EMAK mensubu altı yaşındaki yavruyla enkazın altından çıktığında mutluluk gözyaşı, sarılmalar, el hareketleriyle minnet duygularını ifade eden insanlar, deprem bölgesinde iletişimin ortak dili oldu. Türk halkının bu zor gününde deprem bölgesine giden Yunan Dışişleri Bakanı Dendias Türk meslektaşı Çavuşoğlu’na sarılıp Yunan halkının dayanışma duygularını iletti. Yunanistan’ın, anavatan Türkiye’ye gösterdiği bu sıcak ilgi, elbette bizler Batı Trakya Türklerini de çok mutlu etti.

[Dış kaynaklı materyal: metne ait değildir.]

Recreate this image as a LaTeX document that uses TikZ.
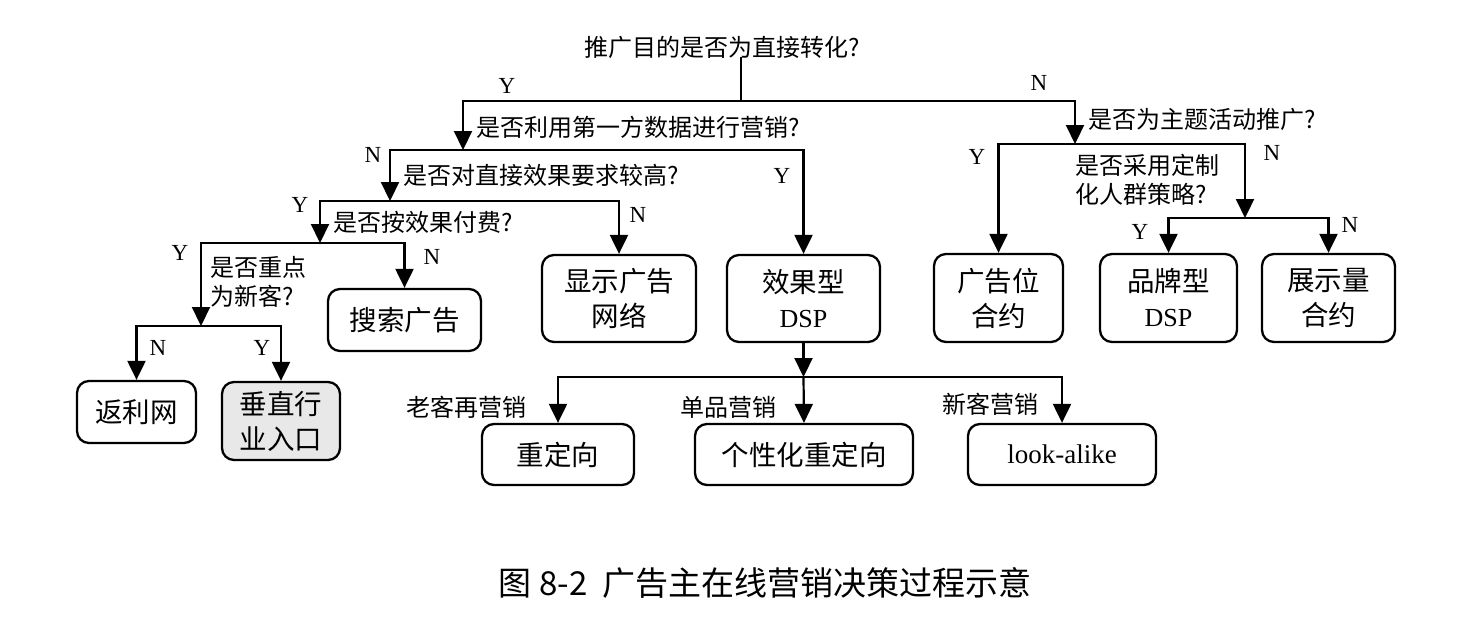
\documentclass[tikz,border=0pt]{standalone}
\usepackage{fontspec}
\setmainfont{Liberation Serif}
\newfontfamily\cjk{Noto Sans CJK SC}
\usetikzlibrary{arrows.meta}
\begin{document}
\begin{tikzpicture}[x=1pt,y=-1pt,
  line/.style={line width=2.2pt,line cap=rect},
  arr/.style={line width=2.2pt,-{Triangle[length=19pt,width=18pt]}},
  box/.style={draw,line width=2.3pt,rounded corners=12pt,align=center,inner sep=0pt,font=\cjk\fontsize{27.5}{35}\selectfont},
  q/.style={anchor=west,inner sep=0pt,align=left,font=\cjk\fontsize{24}{29}\selectfont},
  yn/.style={inner sep=0pt,font=\fontsize{23}{23}\selectfont},
]
\path[use as bounding box,fill=white] (0,0) rectangle (1470,616);

% questions
\node[q,anchor=center] (q0) at (722,47) {推广目的是否为直接转化?};
\node[q] (q1) at (476,127) {是否利用第一方数据进行营销?};
\node[q] (q2) at (403,175) {是否对直接效果要求较高?};
\node[q] (q3) at (333,222) {是否按效果付费?};
\node[q] (q4) at (210,282) {是否重点\\为新客?};
\node[q] (q5) at (1088,119) {是否为主题活动推广?};
\node[q] (q6) at (1075,180) {是否采用定制\\化人群策略?};

% boxes
\node[box,minimum width=119pt,minimum height=62pt] (fanli) at (136.5,412) {返利网};
\node[box,fill=black!9,minimum width=118pt,minimum height=78pt] (chuizhi) at (281,421) {垂直行\\业入口};
\node[box,minimum width=153pt,minimum height=62pt] (sousuo) at (404.5,320) {搜索广告};
\node[box,minimum width=154pt,minimum height=87pt] (xianshi) at (619,298.5) {显示广告\\网络};
\node[box,minimum width=153pt,minimum height=87pt] (xiaoguo) at (803.5,298.5) {效果型\\{\rmfamily\fontsize{26}{35}\selectfont DSP}};
\node[box,minimum width=129pt,minimum height=88pt] (ggw) at (998.5,298) {广告位\\合约};
\node[box,minimum width=137pt,minimum height=88pt] (pinpai) at (1168.5,298) {品牌型\\{\rmfamily\fontsize{26}{35}\selectfont DSP}};
\node[box,minimum width=133pt,minimum height=88pt] (zhanshi) at (1328.5,298) {展示量\\合约};
\node[box,minimum width=152pt,minimum height=61pt] (chongding) at (558,454.5) {重定向};
\node[box,minimum width=218pt,minimum height=61pt] (gexing) at (804,454.5) {个性化重定向};
\node[box,minimum width=188pt,minimum height=61pt,font=\rmfamily\fontsize{27}{30}\selectfont] (lookalike) at (1062,454.5) {look-alike};

% Y/N labels
\node[yn] (y1) at (507,86) {Y};
\node[yn] (n1) at (1039,83) {N};
\node[yn] (n2) at (373,155) {N};
\node[yn] (y2) at (782,176) {Y};
\node[yn] (y3) at (300,205) {Y};
\node[yn] (n3) at (638,215) {N};
\node[yn] (y4) at (180,253) {Y};
\node[yn] (n4) at (432,257) {N};
\node[yn] (n5) at (158,348) {N};
\node[yn] (y5) at (262,348) {Y};
\node[yn] (y6) at (977,157) {Y};
\node[yn] (n6) at (1272,153) {N};
\node[yn] (y7) at (1140,232) {Y};
\node[yn] (n7) at (1350,225) {N};

% branch labels
\node[q,anchor=center] (lk) at (466,407) {老客再营销};
\node[q,anchor=center] (dp) at (728,407) {单品营销};
\node[q,anchor=center] (xk) at (990,404) {新客营销};

% caption
\node[font=\cjk\fontsize{33}{33}\selectfont,inner sep=0pt] (cap) at (765,583) {图 8-2\ \ 广告主在线营销决策过程示意};

% connectors
\coordinate (j0) at (741,101);
\coordinate (l1) at (463,101);
\coordinate (r1) at (1075,101);
\draw[line] (q0.south -| j0) -- (j0);
\draw[line] (l1) -- (r1);

\coordinate (l2c) at (463,150);
\coordinate (l2a) at (390,150);
\coordinate (l2b) at (803.5,150);
\draw[arr] (l1) -- (l2c);
\draw[line] (l2a) -- (l2b);
\draw[arr] (l2b) -- (xiaoguo.north);

\coordinate (l3c) at (390,201);
\coordinate (l3a) at (320,201);
\coordinate (l3b) at (619,201);
\draw[arr] (l2a) -- (l3c);
\draw[line] (l3a) -- (l3b);
\draw[arr] (l3b) -- (xianshi.north);

\coordinate (l4c) at (320,243);
\coordinate (l4a) at (201,243);
\coordinate (l4b) at (404.5,243);
\draw[arr] (l3a) -- (l4c);
\draw[line] (l4a) -- (l4b);
\draw[arr] (l4b) -- (sousuo.north);

\coordinate (l5c) at (201,326);
\coordinate (l5a) at (136.5,326);
\coordinate (l5b) at (281,326);
\draw[arr] (l4a) -- (l5c);
\draw[line] (l5a) -- (l5b);
\draw[arr] (l5a) -- (fanli.north);
\draw[arr] (l5b) -- (chuizhi.north);

\coordinate (r2c) at (1075,144);
\coordinate (r2a) at (998.5,144);
\coordinate (r2b) at (1245,144);
\draw[arr] (r1) -- (r2c);
\draw[line] (r2a) -- (r2b);
\draw[arr] (r2a) -- (ggw.north);

\coordinate (r3c) at (1245,218);
\coordinate (r3a) at (1168.5,218);
\coordinate (r3b) at (1328.5,218);
\draw[arr] (r2b) -- (r3c);
\draw[line] (r3a) -- (r3b);
\draw[arr] (r3a) -- (pinpai.north);
\draw[arr] (r3b) -- (zhanshi.north);

\coordinate (d0) at (803.5,377);
\coordinate (da) at (558,377);
\coordinate (db) at (1062,377);
\draw[arr] (xiaoguo.south) -- (d0);
\draw[line] (da) -- (db);
\draw[arr] (da) -- (chongding.north);
\draw[arr] (d0) -- (gexing.north);
\draw[arr] (db) -- (lookalike.north);
\end{tikzpicture}
\end{document}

Türkiye’de yıkıcı depremin ardından daha ilk anda seferber olan Türk dünyası örnek bir dayanışma ruhu sergiledi. Orta Asya Türk devletlerinden başka Balkanlardaki Türk toplulukları depremin acısını kalbinde derin hissederek yardım elini uzattı. Batı Trakya’daki Türk sivil toplum kuruluşları, yardımlarını deprem bölgesine ulaştırdılar. Ama beni en çok duygulandıran davranış, Batı Trakya Türk gençliğinin gösterdiği övgüye değer duyarlılıktır. Günlük simit paralarını toplayan öğrencilerin bu kampanyadaki yeri apayrıdır. Bu sembolik jest karşısında bir Batı Trakya Türkü olarak duygulandım ve gururlandım.
Tolstoy’un tarifiyle insan olmak, depremde gösterilen dayanışma ruhu bu arzuyu büyük ölçüde karşılar niteliktedir. Dünyanın dört bir tarafında çeşitli dinlere ve milletlere mensup insanlar, hayatlarında hiç görmedikleri, duymadıkları insanların acısını hissettiler, acılarına bir nebze merhem olmak ümidiyle imkânlarını seferber ettiler.
Sözlerimi bağlarken Allah bir daha kimseye bu acıyı yaşatmasın, demek geliyor içimden. Ancak şu notu da düşmek isterim. Deprem bölgesinde dua edildiğini duyan Japon deprem uzmanının sözü ders niteliğindedir: “Biz de dua ederiz, ama biz önce işimizi olabildiğince sağlam yaparız.”